Swapping Fixtures: A High-Impact, Low-Commitment Change
One of the most straightforward upgrades any homeowner or renter can make is replacing outdated fixtures. Builder-grade ceiling lights, in particular, tend to be generic to the point of invisibility — functional, but entirely devoid of character.
Replacing a basic flush-mount light with a statement pendant, a sculptural semi-flush fixture, or even a modest chandelier instantly introduces personality. In a dining room, a well-chosen pendant over the table anchors the space and signals intention. In a bedroom, a pair of wall sconces flanking the bed frees up nightstand space while creating a hotel-like sense of symmetry and calm.
The fixture itself doesn’t need to be expensive to be effective. What matters more is that it fits the scale of the room and aligns with the overall aesthetic — whether that’s mid-century modern, industrial, Scandinavian, or something eclectic and entirely your own.
The Role of Bulbs and Color Temperature
It’s easy to overlook bulbs in favor of focusing on fixtures, but the light source itself is just as important as the vessel that holds it.

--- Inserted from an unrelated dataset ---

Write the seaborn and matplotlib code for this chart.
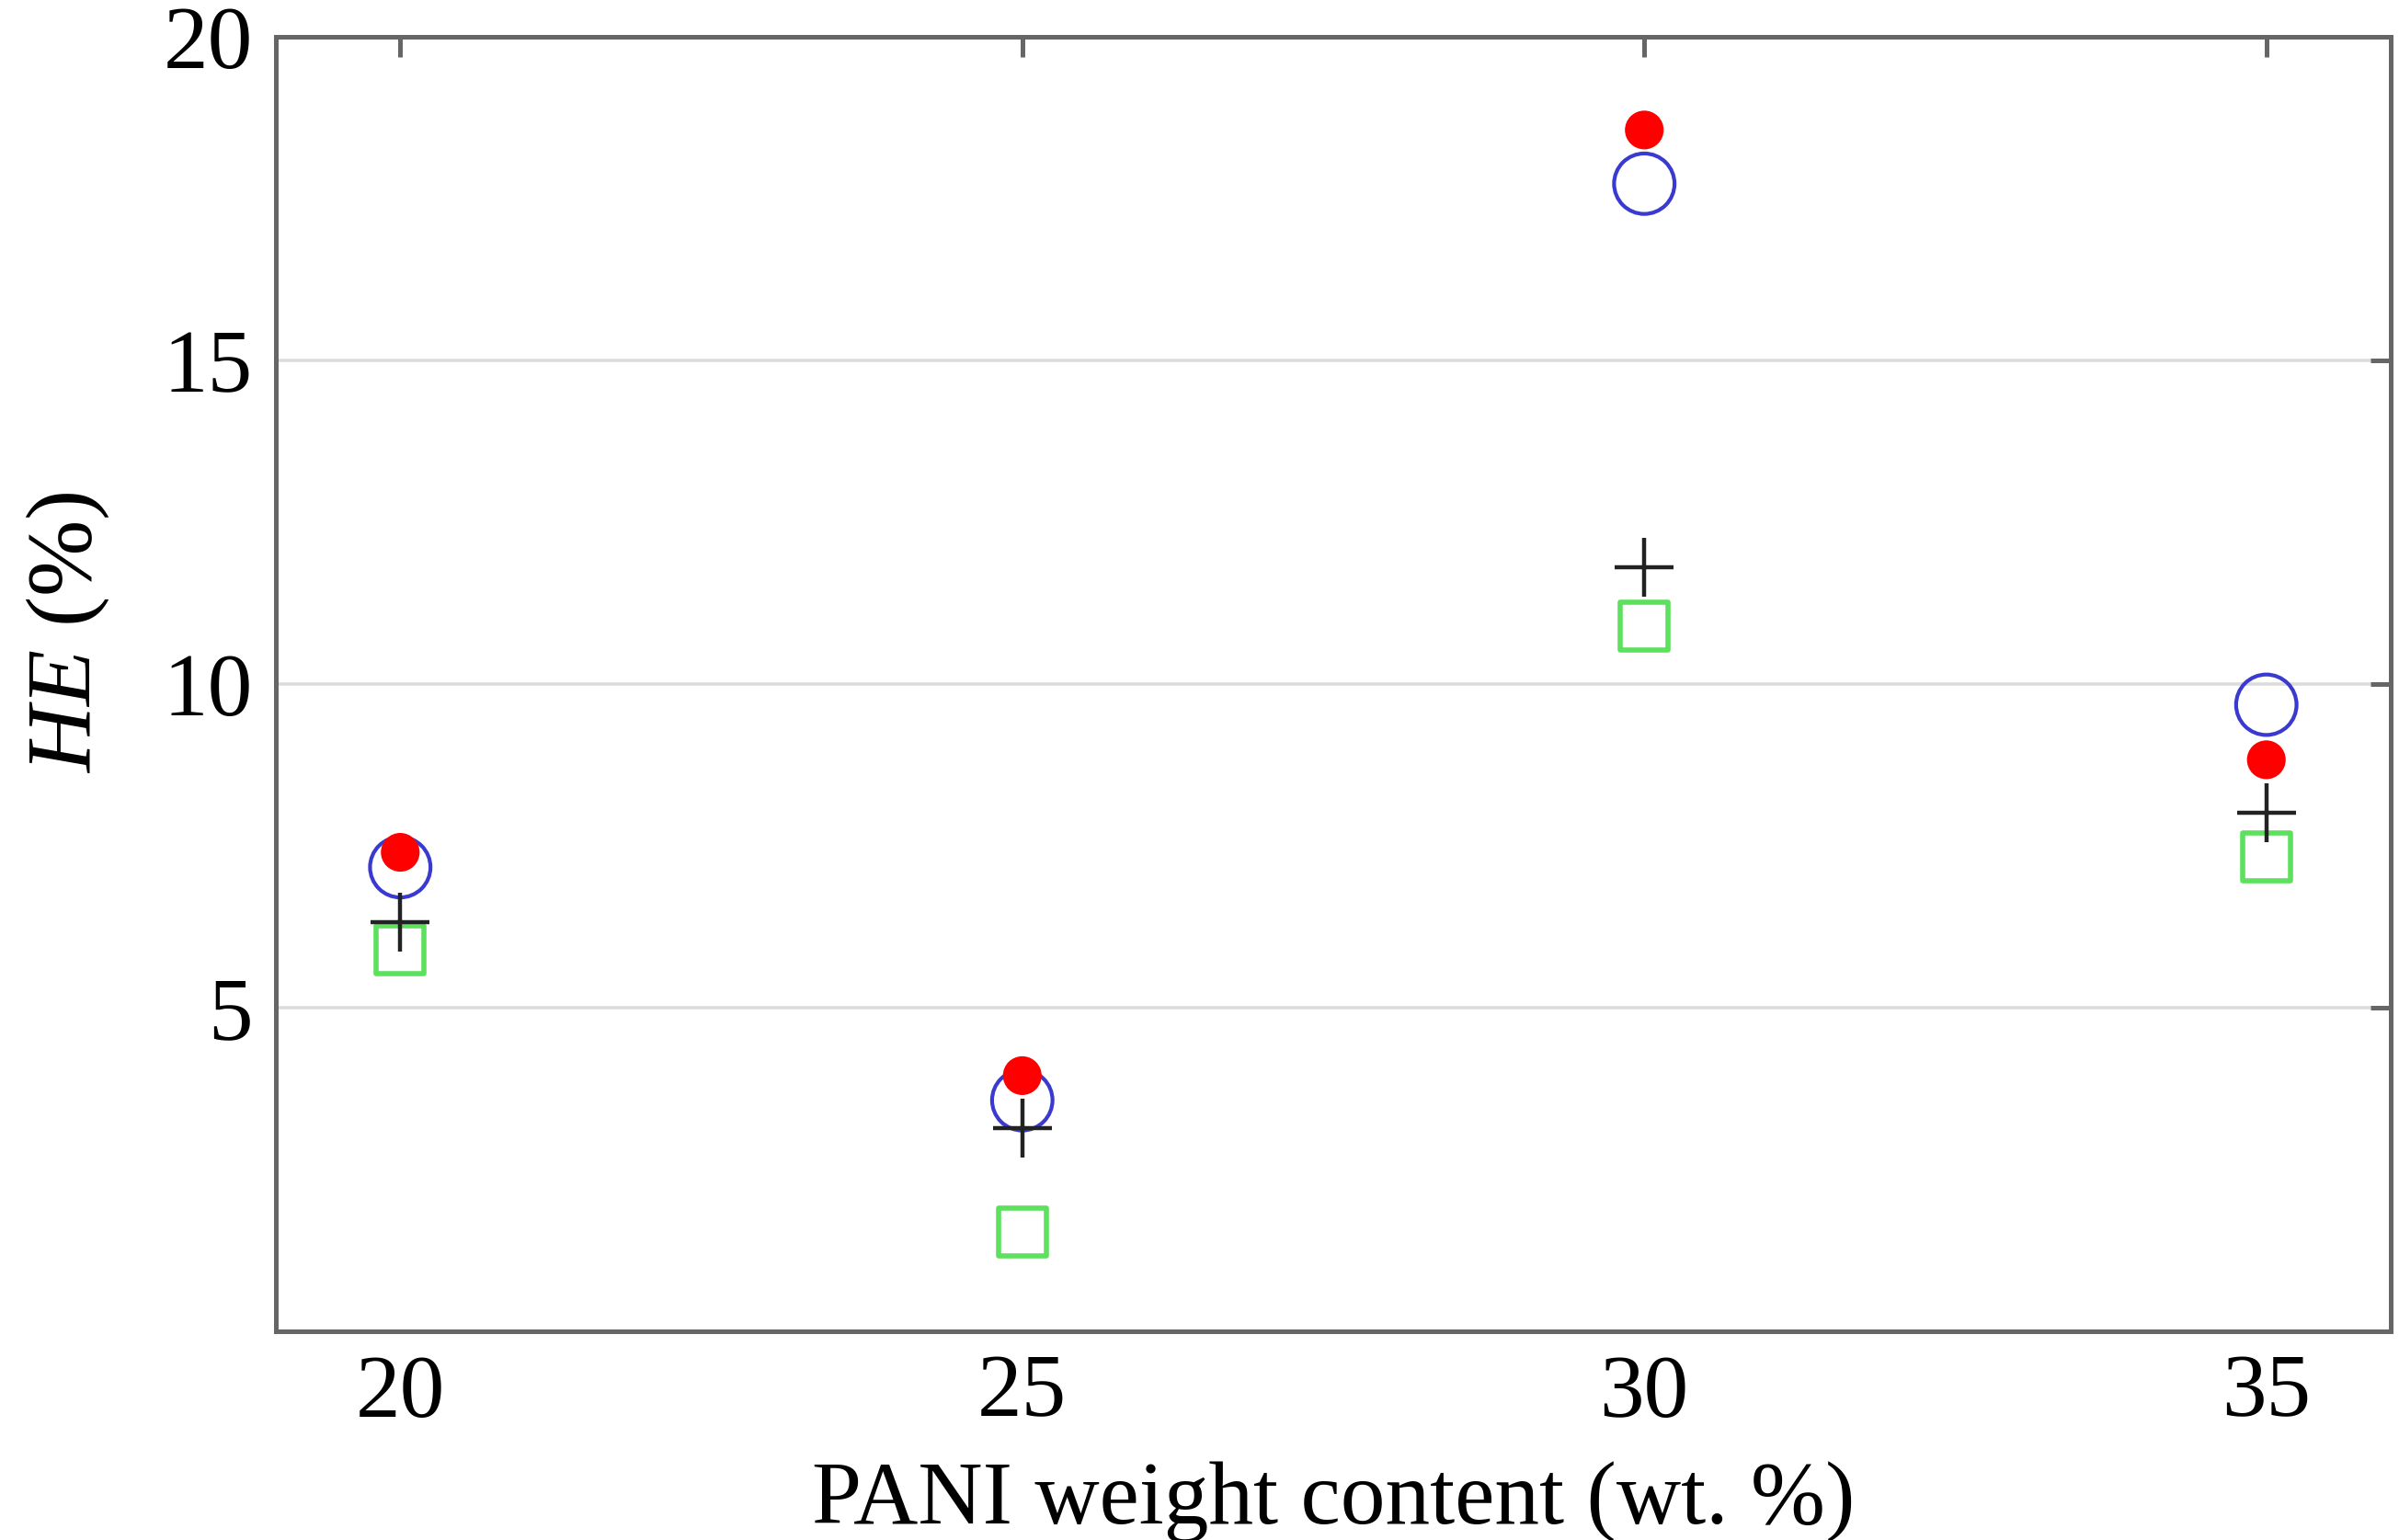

Color temperature — measured in Kelvins — determines whether a light reads as warm or cool, and it dramatically affects how a space feels.
Warmer bulbs, in the range of 2700K to 3000K, produce a soft, amber-toned glow that works beautifully in living rooms, bedrooms, and dining areas. Cooler options, ranging from 4000K to 5000K, offer a crisper, more energizing light that suits home offices, kitchens, and bathrooms where clarity and focus are priorities.
Switching from a mismatched collection of bulbs to a consistent, intentional color temperature throughout a room — or even throughout an entire floor of a home — brings an immediate sense of cohesion that many homeowners can’t quite put their finger on but absolutely feel.
Dimmers: A Small Investment With Outsized Returns
If there’s one lighting upgrade that designers recommend almost universally, it’s installing dimmer switches. The ability to adjust light levels throughout the day is transformative. A kitchen that needs bright, task-focused light during meal prep can shift to something softer and more ambient during a dinner party. A living room can go from an energetic daytime environment to a calm, low-lit retreat in the evening.
Dimmers also extend the life of bulbs and reduce energy consumption — practical benefits that make them easy to justify beyond pure aesthetics. They’re among the most cost-effective upgrades in residential lighting, with an immediate and noticeable impact on how a room functions across different moments of the day.
Accent Lighting and the Art of the Detail
Accent lighting is where rooms go from looking nice to feeling genuinely considered. Picture lights above artwork, LED strips tucked beneath kitchen cabinets, recessed lights aimed at a textured stone wall, or small uplights placed at the base of tall indoor plants — these additions create visual interest and highlight the features a room already has.
This layer of lighting is often what distinguishes professionally designed spaces from well-intentioned but flat ones. It doesn’t require a major renovation. In many cases, plug-in options and rechargeable battery-powered fixtures make accent lighting accessible without any electrical work at all.
Thinking About Lighting as a Design Tool
The most important shift any homeowner can make is to stop thinking about lighting as purely functional infrastructure and start treating it as a design tool. Light shapes how we experience space. It makes rooms feel larger or cozier, highlights what’s beautiful, and quietly obscures what isn’t.
A complete room redesign isn’t always necessary — and often isn’t even desirable. Sometimes the furniture is fine, the colors work, and the layout is logical. What the room actually needs is to be seen differently. That’s precisely what a well-executed lighting upgrade can do: not change what’s there, but change how it all appears, feels, and lives.